* [To be done] Write out again exactly the lines from the one containing "Write the D3.js code for this chart." through the one containing "d3.scaleLinear().domain([0, 20]).range([m.bottom, m.top]);", both included, and omit the pictures.

* start Data supplied *

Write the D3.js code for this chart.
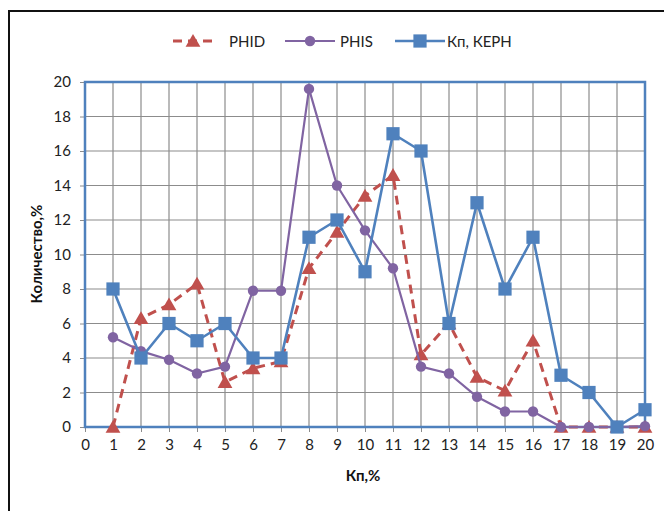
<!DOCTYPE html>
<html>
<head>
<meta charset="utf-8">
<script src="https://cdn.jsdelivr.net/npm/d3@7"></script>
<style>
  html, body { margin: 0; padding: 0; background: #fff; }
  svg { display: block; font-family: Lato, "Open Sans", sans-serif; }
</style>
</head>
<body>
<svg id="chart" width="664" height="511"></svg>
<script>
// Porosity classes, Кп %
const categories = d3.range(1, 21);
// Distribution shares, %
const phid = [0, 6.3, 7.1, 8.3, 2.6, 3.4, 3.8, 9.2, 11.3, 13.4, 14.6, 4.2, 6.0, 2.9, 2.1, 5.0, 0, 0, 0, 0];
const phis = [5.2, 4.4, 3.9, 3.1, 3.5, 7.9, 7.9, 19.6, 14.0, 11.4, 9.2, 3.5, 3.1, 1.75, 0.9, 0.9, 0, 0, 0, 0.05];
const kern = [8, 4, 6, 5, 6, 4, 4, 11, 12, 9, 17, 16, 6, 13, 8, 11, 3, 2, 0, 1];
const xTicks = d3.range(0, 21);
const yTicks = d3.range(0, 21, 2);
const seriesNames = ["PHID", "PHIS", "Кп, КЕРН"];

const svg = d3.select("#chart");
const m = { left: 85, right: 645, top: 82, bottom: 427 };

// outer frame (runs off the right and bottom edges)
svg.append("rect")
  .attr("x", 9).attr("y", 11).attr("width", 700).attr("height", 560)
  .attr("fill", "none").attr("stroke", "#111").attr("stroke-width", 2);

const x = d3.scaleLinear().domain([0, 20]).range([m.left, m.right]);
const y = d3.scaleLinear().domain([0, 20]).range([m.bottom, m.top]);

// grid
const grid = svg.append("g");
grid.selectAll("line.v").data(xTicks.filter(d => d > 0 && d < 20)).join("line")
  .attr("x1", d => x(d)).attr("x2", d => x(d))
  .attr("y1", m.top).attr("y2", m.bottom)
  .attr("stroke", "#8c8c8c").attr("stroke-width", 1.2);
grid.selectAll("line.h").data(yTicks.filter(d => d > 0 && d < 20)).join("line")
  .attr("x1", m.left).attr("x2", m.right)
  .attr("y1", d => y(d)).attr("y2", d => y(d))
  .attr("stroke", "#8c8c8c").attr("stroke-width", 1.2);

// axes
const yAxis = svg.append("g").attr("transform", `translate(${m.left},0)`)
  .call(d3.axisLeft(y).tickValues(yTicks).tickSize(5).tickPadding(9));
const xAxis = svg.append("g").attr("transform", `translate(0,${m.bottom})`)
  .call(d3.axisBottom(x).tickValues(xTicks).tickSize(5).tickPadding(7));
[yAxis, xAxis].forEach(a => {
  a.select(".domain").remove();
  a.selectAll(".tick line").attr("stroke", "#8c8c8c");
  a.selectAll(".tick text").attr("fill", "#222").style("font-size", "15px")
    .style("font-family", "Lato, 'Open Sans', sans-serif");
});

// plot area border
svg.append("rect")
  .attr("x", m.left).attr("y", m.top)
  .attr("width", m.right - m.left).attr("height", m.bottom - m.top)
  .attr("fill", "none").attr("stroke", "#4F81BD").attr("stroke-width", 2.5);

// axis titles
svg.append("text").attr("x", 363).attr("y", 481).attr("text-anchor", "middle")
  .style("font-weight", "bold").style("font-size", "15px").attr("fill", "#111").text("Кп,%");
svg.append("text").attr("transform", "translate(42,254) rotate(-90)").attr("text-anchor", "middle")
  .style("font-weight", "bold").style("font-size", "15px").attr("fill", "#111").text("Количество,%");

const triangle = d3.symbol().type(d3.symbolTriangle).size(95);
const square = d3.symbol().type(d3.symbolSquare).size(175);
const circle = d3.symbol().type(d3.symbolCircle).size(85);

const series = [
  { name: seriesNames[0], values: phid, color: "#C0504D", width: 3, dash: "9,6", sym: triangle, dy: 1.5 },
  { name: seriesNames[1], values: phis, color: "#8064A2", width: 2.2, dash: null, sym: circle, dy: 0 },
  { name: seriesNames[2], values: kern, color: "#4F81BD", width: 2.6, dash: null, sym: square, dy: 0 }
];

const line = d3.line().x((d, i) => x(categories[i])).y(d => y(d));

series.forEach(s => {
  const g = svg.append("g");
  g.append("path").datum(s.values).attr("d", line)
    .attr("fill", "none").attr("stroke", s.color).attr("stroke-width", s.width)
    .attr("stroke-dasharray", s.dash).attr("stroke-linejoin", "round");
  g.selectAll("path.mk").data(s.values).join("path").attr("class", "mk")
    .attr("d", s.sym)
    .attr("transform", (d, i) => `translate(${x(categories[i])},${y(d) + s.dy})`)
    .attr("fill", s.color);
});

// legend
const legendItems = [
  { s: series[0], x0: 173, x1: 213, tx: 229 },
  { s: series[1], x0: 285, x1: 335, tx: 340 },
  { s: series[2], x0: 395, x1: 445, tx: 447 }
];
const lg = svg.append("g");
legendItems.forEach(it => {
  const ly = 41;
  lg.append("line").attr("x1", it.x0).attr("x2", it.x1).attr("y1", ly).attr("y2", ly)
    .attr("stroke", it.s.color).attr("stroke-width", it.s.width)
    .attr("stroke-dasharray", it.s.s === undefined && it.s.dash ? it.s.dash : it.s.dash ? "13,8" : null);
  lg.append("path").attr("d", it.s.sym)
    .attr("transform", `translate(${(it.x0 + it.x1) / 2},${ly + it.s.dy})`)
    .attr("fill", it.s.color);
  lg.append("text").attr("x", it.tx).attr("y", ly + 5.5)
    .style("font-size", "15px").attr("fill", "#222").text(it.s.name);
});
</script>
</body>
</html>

* end Data supplied *
* start Data supplied *

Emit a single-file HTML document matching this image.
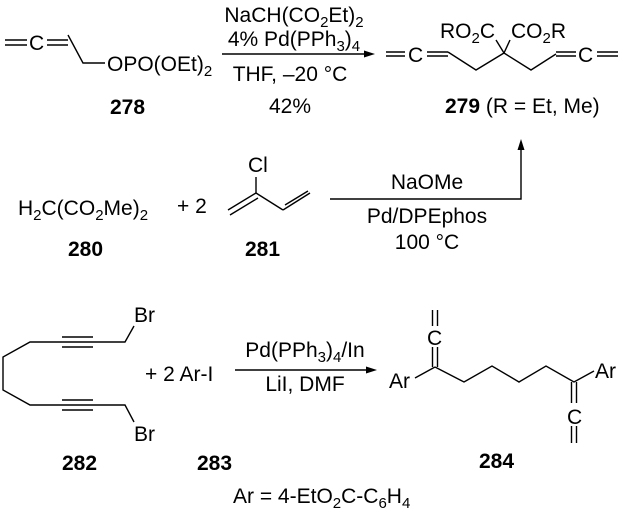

* end Data supplied *

* [Solution to this exercise]
Write the D3.js code for this chart.
<!DOCTYPE html>
<html>
<head>
<meta charset="utf-8">
<script src="https://cdn.jsdelivr.net/npm/d3@7"></script>
<style>
  html, body { margin: 0; padding: 0; background: #fff; }
  svg { display: block; font-family: Lato, "Open Sans", sans-serif; }
</style>
</head>
<body>
<svg id="chart" width="664" height="511"></svg>
<script>
// Porosity classes, Кп %
const categories = d3.range(1, 21);
// Distribution shares, %
const phid = [0, 6.3, 7.1, 8.3, 2.6, 3.4, 3.8, 9.2, 11.3, 13.4, 14.6, 4.2, 6.0, 2.9, 2.1, 5.0, 0, 0, 0, 0];
const phis = [5.2, 4.4, 3.9, 3.1, 3.5, 7.9, 7.9, 19.6, 14.0, 11.4, 9.2, 3.5, 3.1, 1.75, 0.9, 0.9, 0, 0, 0, 0.05];
const kern = [8, 4, 6, 5, 6, 4, 4, 11, 12, 9, 17, 16, 6, 13, 8, 11, 3, 2, 0, 1];
const xTicks = d3.range(0, 21);
const yTicks = d3.range(0, 21, 2);
const seriesNames = ["PHID", "PHIS", "Кп, КЕРН"];

const svg = d3.select("#chart");
const m = { left: 85, right: 645, top: 82, bottom: 427 };

// outer frame (runs off the right and bottom edges)
svg.append("rect")
  .attr("x", 9).attr("y", 11).attr("width", 700).attr("height", 560)
  .attr("fill", "none").attr("stroke", "#111").attr("stroke-width", 2);

const x = d3.scaleLinear().domain([0, 20]).range([m.left, m.right]);
const y = d3.scaleLinear().domain([0, 20]).range([m.bottom, m.top]);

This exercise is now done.